Huey P. Newton
By having no family,
I inherited the family of humanity,
By having no possessions,
I have possessed all.
By rejecting the love of one,
I received the love of all.
By surrendering my life to the revolution,
I found eternal life.
Revolutionary Suicide.[1]
Revolutionary and Reactionary Suicide
I do not think that life will change for the better without an assault on the Establishment, which goes on exploiting the wretched of the earth. This belief lies at the heart of the concept of revolutionary suicide. Thus it is better to oppose the forces that would drive me to self-murder than to endure them. Although I risk the likelihood of death, there is at least the possibility, if not the probability, of changing intolerable conditions. This possibility is important, because much in human existence is based upon hope without any real understanding of the odds. Indeed, we are all -- Black and white alike -- ill in the same way, mortally ill. But before we die, how shall we live? I say with hope and dignity; and if premature death is the result, that death has a meaning reactionary suicide can never have. It is the price of self-respect.

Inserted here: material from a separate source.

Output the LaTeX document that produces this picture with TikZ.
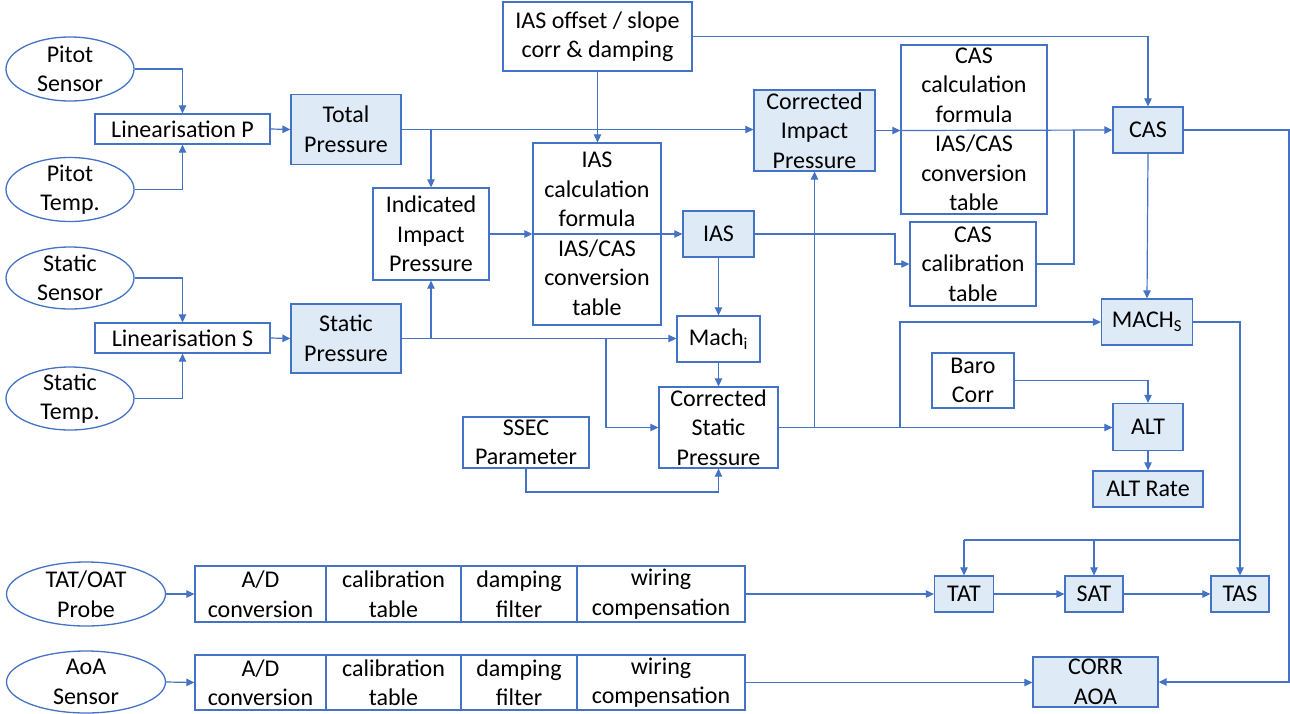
\documentclass[tikz,border=0pt]{standalone}
\usepackage{fontspec}
\setmainfont{Carlito}
\usetikzlibrary{arrows.meta,shapes.geometric}
\definecolor{lb}{HTML}{4472C4}
\definecolor{fb}{HTML}{DEEAF6}
\tikzset{
  box/.style={draw=lb, line width=1.3pt, fill=white, align=center, inner sep=0pt,
    font=\fontsize{24}{29.5}\selectfont},
  fillbox/.style={box, fill=fb},
  ell/.style={draw=lb, line width=1.3pt, ellipse, inner sep=0pt},
  txt/.style={align=center, inner sep=0pt, font=\fontsize{24}{29.5}\selectfont},
  arr/.style={draw=lb, line width=1.2pt, -{Triangle[length=8pt,width=7.5pt]}},
  ln/.style={draw=lb, line width=1.2pt},
}
\begin{document}
\begin{tikzpicture}[x=1pt,y=-1pt]
\useasboundingbox (0,0) rectangle (1290,713);
% ellipses
\node[ell, minimum width=128pt, minimum height=64pt] (pitS) at (70,69) {};
\node[txt] (pitSt) at (pitS) {Pitot\\Sensor};
\node[ell, minimum width=128pt, minimum height=64pt] (pitT) at (70,189.5) {};
\node[txt] (pitTt) at (pitT) {Pitot\\Temp.};
\node[ell, minimum width=128pt, minimum height=62pt] (statS) at (70,278) {};
\node[txt] (statSt) at (statS) {Static\\Sensor};
\node[ell, minimum width=128pt, minimum height=63pt] (statT) at (70,398.5) {};
\node[txt] (statTt) at (statT) {Static\\Temp.};
\node[ell, minimum width=159pt, minimum height=64pt] (tatoat) at (86,594) {};
\node[txt] (tatoatt) at (tatoat) {TAT/OAT\\Probe};
\node[ell, minimum width=159pt, minimum height=62pt] (aoa) at (86,682) {};
\node[txt] (aoat) at (aoa) {AoA\\Sensor};
% boxes
\node[box, minimum width=175pt, minimum height=30pt] (linP) at (182.5,129) {Linearisation P};
\node[box, minimum width=175pt, minimum height=30pt] (linS) at (182.5,338) {Linearisation S};
\node[fillbox, minimum width=110pt, minimum height=70pt] (totP) at (346,129.5) {Total\\Pressure};
\node[fillbox, minimum width=110pt, minimum height=69pt] (statP) at (346,338.5) {Static\\Pressure};
\node[box, minimum width=116pt, minimum height=92pt] (iip) at (431,234) {Indicated\\Impact\\Pressure};
\node[box, minimum width=189pt, minimum height=69pt] (iasoff) at (597.5,36.5) {IAS offset / slope\\corr \& damping};
\node[box, minimum width=128pt, minimum height=182pt] (iascalc) at (597,234) {IAS\\calculation\\formula\\IAS/CAS\\conversion\\table};
\node[fillbox, minimum width=71pt, minimum height=46pt] (ias) at (718.5,234) {IAS};
\node[box, minimum width=83pt, minimum height=46pt] (machi) at (718.5,339) {Mach\textsubscript{i}};
\node[fillbox, minimum width=121pt, minimum height=81pt] (cip) at (814.5,130.5) {Corrected\\Impact\\Pressure};
\node[box, minimum width=146pt, minimum height=169pt] (cascalc) at (974,129.5) {CAS\\calculation\\formula\\IAS/CAS\\conversion\\table};
\node[box, minimum width=126pt, minimum height=84pt] (cascal) at (973,264) {CAS\\calibration\\table};
\node[fillbox, minimum width=70pt, minimum height=46pt] (cas) at (1148,130) {CAS};
\node[fillbox, minimum width=91pt, minimum height=46pt] (machs) at (1147,322) {MACH\textsubscript{S}};
\node[box, minimum width=82pt, minimum height=55pt] (baro) at (973,380.5) {Baro\\Corr};
\node[box, minimum width=119pt, minimum height=81pt] (csp) at (718.5,427.5) {Corrected\\Static\\Pressure};
\node[box, minimum width=126pt, minimum height=51pt] (ssec) at (526,442.5) {SSEC\\Parameter};
\node[fillbox, minimum width=70pt, minimum height=47pt] (alt) at (1148,427) {ALT};
\node[fillbox, minimum width=110pt, minimum height=36pt] (altr) at (1148,489) {ALT Rate};
\node[fillbox, minimum width=59pt, minimum height=36pt] (tat) at (964,594) {TAT};
\node[fillbox, minimum width=58pt, minimum height=36pt] (sat) at (1094,594) {SAT};
\node[fillbox, minimum width=58pt, minimum height=36pt] (tas) at (1240,594) {TAS};
\node[fillbox, minimum width=125pt, minimum height=50pt] (corr) at (1095.5,682) {CORR\\AOA};
% bottom rows
\node[box, minimum width=131pt, minimum height=56pt] (c11) at (260.5,594) {A/D\\conversion};
\node[box, minimum width=135pt, minimum height=56pt] (c12) at (393.5,594) {calibration\\table};
\node[box, minimum width=116pt, minimum height=56pt] (c13) at (519,594) {damping\\filter};
\node[box, minimum width=168pt, minimum height=56pt] (c14) at (661,594) {wiring\\compensation};
\node[box, minimum width=131pt, minimum height=55pt] (c21) at (260.5,682.5) {A/D\\conversion};
\node[box, minimum width=135pt, minimum height=55pt] (c22) at (393.5,682.5) {calibration\\table};
\node[box, minimum width=116pt, minimum height=55pt] (c23) at (519,682.5) {damping\\filter};
\node[box, minimum width=168pt, minimum height=55pt] (c24) at (661,682.5) {wiring\\compensation};
% bend coordinates
\coordinate (b1) at (606,0);
\coordinate (b2) at (895,0);
\coordinate (b3) at (1074,0);
\coordinate (b4) at (900,0);
\coordinate (b5) at (0,492);
\coordinate (b7) at (1289,0);
\coordinate (j) at (1240,540);
% connectors
\draw[arr] (pitS.east) -| (linP.north);
\draw[arr] (pitT.east) -| (linP.south);
\draw[arr] (statS.east) -| (linS.north);
\draw[arr] (statT.east) -| (linS.south);
\draw[arr] (linP.east) -- (totP.west);
\draw[arr] (linS.east) -- (statP.west);
\draw[arr] (totP.east) -- (totP.east -| cip.west);
\draw[arr] (totP.east -| iip.north) -- (iip.north);
\draw[arr] (statP.east) -- (statP.east -| machi.west);
\draw[arr] (statP.east -| iip.south) -- (iip.south);
\draw[arr] (statP.east -| b1) |- (csp.west);
\draw[arr] (iasoff.south) -- (iasoff.south |- iascalc.north);
\draw[arr] (iasoff.east) -| (cas.north);
\draw[arr] (iip.east) -- (iip.east -| iascalc.west);
\draw[arr] (iip.east -| iascalc.west) -- (ias.west);
\draw[arr] (ias.south) -- (machi.north);
\draw[arr] (machi.south) -- (csp.north);
\draw[arr] (ias.east) -- (ias.east -| b2) |- (cascal.west);
\draw[arr] (cip.east) -- (cip.east -| cascalc.west);
\draw[arr] (cip.east -| cascalc.west) -- (cas.west);
\draw[ln] (cascal.east) -| (b3 |- cas.west);
\draw[arr] (csp.east) -- (csp.east -| alt.west);
\draw[arr] (csp.east -| cip.south) -- (cip.south);
\draw[arr] (csp.east -| b4) |- (machs.west);
\draw[arr] (cas.south) -- (machs.north);
\draw[arr] (baro.east) -| (alt.north);
\draw[arr] (alt.south) -- (altr.north);
\draw[arr] (ssec.south) -- (ssec.south |- b5) -| (csp.south);
\draw[arr] (machs.east) -| (tas.north);
\draw[ln] (j -| tat.north) -- (j);
\draw[arr] (j -| tat.north) -- (tat.north);
\draw[arr] (j -| sat.north) -- (sat.north);
\draw[arr] (tat.east) -- (sat.west);
\draw[arr] (sat.east) -- (tas.west);
\draw[arr] (tatoat.east) -- (c11.west);
\draw[arr] (c14.east) -- (c14.east -| tat.west);
\draw[arr] (aoa.east) -- (c21.west);
\draw[arr] (c24.east) -- (c24.east -| corr.west);
\draw[arr] (cas.east) -- (cas.east -| b7) |- (corr.east);
\end{tikzpicture}
\end{document}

Revolutionary suicide does not mean that I and my comrades have a death wish; it means just the opposite. We have such a strong desire to live with hope and human dignity that existence without them is impossible. When reactionary forces crush us, we must move against these forces, even at the risk of death. We will have to be driven out with a stick.[2]
The Blank Panther Party
... We had seen Watts rise up the previous year. We had seen how the police attacked the Watts community after causing the trouble in the first place. We had seen Martin Luther King come to Watts in an effort to calm the people, and we had seen his philosophy of nonviolence rejected. Black people had been taught nonviolence; it was deep in us. What good, however was nonviolence when the police were determined to rule by force? We had seen the Oakland police and the California Highway Patrol begin to carry their shotguns in full view as another way of striking fear into the community. We had seen all this, and we recognized that the rising consciousness of Black people was almost at the point of explosion. One must relate to the history of one's community and to its future. Everything we had seen convinced us that our time had come.
Out of this need sprang the Black Panther Party. Bobby and I finally had no choice but to form an organization that would involve the lower-class brothers.[3]